AMES, Iowa -- An Iowa State University Distinguished Professor has been appointed to the Food and Nutrition Board, a unit of the Institute of Medicine of the National Academies of Sciences.
Diane Birt will serve a three-year term on the 15-member board.
The Food and Nutrition Board is a multidisciplinary group of biomedical scientists with expertise in nutrition, food science, biochemistry, medicine, public health, epidemiology, food toxicology and food safety. They evaluate issues and initiate studies related to food quality and safety, making science-based recommendations that promote public health and prevent diet-related diseases. Reports issued by the board have served as the basis for national policy.
"Serving on the Food and Nutrition Board of the Institute of Medicine is a very prestigious position," said Ruth MacDonald, professor and chair of food science and human nutrition. "Diane will be amongst the elite researchers and health providers in the country who will have substantial impact on decisions affecting policies and practices associated with nutrition, food and health."
Birt is nationally recognized for her research on cancer prevention through diet. She also studies potential bioactive and toxic components of Echinacea and Hypericum (St. John's wort), botanical dietary supplements that are widely used by consumers in the United States, although there is little scientific information to justify such use.

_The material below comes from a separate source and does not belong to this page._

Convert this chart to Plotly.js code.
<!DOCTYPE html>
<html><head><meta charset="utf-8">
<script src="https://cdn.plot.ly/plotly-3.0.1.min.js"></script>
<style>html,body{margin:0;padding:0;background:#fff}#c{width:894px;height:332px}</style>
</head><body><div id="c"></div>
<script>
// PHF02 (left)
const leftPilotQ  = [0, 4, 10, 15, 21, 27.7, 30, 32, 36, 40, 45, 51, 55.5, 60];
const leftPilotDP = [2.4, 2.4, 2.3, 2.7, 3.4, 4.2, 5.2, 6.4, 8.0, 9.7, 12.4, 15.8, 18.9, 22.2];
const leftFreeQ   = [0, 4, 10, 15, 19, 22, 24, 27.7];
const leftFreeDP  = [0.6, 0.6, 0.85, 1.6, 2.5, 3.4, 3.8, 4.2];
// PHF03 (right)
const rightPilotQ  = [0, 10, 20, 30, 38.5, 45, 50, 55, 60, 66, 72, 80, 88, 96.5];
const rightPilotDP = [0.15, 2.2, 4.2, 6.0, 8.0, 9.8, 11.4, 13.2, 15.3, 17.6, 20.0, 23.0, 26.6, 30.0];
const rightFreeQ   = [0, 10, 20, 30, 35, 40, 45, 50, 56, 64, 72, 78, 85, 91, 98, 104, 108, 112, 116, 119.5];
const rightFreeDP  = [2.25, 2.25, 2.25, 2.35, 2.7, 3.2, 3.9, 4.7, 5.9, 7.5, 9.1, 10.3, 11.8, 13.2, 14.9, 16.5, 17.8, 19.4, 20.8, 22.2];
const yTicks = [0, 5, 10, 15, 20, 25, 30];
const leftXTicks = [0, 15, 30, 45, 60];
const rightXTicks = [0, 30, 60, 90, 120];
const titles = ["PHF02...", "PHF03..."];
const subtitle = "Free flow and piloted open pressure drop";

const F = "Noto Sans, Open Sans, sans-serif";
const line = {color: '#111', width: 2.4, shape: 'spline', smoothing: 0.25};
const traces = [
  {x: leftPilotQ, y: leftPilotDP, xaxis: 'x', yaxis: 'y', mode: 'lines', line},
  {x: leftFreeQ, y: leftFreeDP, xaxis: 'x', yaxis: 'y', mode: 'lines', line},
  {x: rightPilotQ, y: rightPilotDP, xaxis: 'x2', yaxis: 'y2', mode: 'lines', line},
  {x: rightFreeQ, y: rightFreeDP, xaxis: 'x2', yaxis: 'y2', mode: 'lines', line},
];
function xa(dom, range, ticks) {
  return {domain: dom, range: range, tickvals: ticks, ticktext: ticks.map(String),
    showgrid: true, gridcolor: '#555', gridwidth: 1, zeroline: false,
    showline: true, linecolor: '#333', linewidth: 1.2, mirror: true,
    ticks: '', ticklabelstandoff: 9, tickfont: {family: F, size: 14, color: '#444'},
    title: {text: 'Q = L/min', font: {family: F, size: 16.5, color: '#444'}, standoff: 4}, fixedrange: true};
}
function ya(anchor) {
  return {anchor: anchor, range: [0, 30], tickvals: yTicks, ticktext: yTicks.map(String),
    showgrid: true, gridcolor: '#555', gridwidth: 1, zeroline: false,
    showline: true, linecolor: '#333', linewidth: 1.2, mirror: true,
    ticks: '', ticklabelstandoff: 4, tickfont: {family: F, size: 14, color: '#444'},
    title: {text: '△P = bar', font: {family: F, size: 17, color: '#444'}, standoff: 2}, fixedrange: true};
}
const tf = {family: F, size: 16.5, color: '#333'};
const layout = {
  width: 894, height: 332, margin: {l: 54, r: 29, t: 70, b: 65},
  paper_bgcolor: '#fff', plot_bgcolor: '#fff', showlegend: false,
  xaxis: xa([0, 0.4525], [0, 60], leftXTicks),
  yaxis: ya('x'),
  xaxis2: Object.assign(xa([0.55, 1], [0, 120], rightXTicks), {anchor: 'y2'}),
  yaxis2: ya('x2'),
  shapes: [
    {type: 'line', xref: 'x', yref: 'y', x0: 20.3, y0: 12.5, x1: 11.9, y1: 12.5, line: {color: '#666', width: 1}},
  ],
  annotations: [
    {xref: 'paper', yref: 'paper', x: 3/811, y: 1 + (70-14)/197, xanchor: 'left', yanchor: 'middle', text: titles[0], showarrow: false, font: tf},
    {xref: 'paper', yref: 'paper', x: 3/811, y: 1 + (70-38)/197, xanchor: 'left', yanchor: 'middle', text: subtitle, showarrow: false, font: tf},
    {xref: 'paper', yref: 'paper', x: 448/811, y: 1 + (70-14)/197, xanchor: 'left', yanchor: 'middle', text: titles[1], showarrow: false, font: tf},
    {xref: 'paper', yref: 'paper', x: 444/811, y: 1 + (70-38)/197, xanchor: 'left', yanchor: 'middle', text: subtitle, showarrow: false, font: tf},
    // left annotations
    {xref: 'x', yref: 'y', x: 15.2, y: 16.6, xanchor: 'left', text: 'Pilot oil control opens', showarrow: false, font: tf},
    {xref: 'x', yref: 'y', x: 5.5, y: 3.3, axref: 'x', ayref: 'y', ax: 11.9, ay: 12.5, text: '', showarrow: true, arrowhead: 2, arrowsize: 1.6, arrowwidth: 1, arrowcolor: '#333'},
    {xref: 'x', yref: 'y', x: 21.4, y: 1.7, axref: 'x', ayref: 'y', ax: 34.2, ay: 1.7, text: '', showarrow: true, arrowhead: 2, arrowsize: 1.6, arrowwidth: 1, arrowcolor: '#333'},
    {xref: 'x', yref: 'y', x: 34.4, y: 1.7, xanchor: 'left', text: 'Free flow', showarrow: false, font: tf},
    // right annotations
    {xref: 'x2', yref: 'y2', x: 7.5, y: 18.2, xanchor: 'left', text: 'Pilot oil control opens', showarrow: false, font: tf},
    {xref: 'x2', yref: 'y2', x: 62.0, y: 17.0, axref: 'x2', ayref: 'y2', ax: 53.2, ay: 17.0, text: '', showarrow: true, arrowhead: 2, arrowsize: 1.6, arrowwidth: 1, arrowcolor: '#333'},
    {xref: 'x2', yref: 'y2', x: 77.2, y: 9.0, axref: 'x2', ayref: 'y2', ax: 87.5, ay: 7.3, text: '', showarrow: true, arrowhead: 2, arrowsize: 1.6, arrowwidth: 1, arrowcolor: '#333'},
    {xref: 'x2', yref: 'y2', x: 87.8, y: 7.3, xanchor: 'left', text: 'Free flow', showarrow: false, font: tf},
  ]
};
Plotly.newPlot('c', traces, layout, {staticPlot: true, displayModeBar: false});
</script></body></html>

Birt is the lead researcher for the National Institutes of Health funded Center for Research on Dietary Botanical Supplements, and is the interim director of the U.S. Department of Agriculture funded Center for Designing Foods to Improve Nutrition. Both centers are based at Iowa State.
She has served on the National Toxicology Program Board of Scientific Counselors, Department of Health and Human Services; and as a member of the National Institutes for Health (NIH) Oncological Sciences Study Section Boundaries Team. Most recently, Birt was a member of the NIH independent scientific panel that evaluated multivitamin-mineral supplements.

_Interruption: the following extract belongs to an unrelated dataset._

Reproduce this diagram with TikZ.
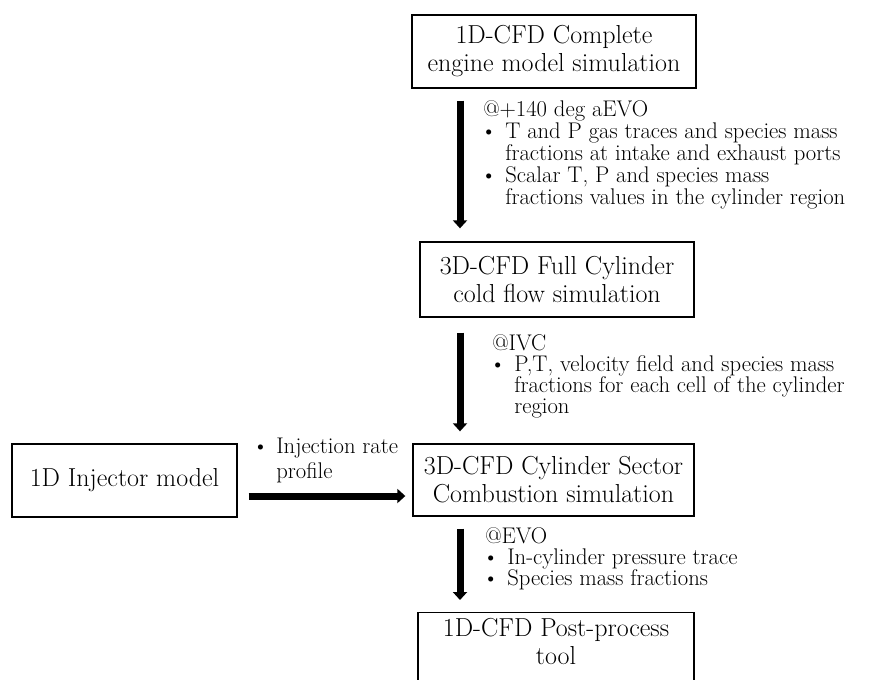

Birt received a doctoral degree in nutrition from Purdue University, West Lafayette, Ind., in 1975. In 1976, she was appointed assistant professor at the Eppley Institute for Research in Cancer, University of Nebraska Medical Center, Omaha, where she developed a research program in nutritional prevention of cancer. From 1991-94, she was interim chair of biochemistry and molecular biology at the University of Nebraska Medical Center. She joined the faculty of Iowa State in 1997 as chair of the food science and human nutrition department, and was awarded the title of Distinguished Professor in 2004 for her accomplishments in research.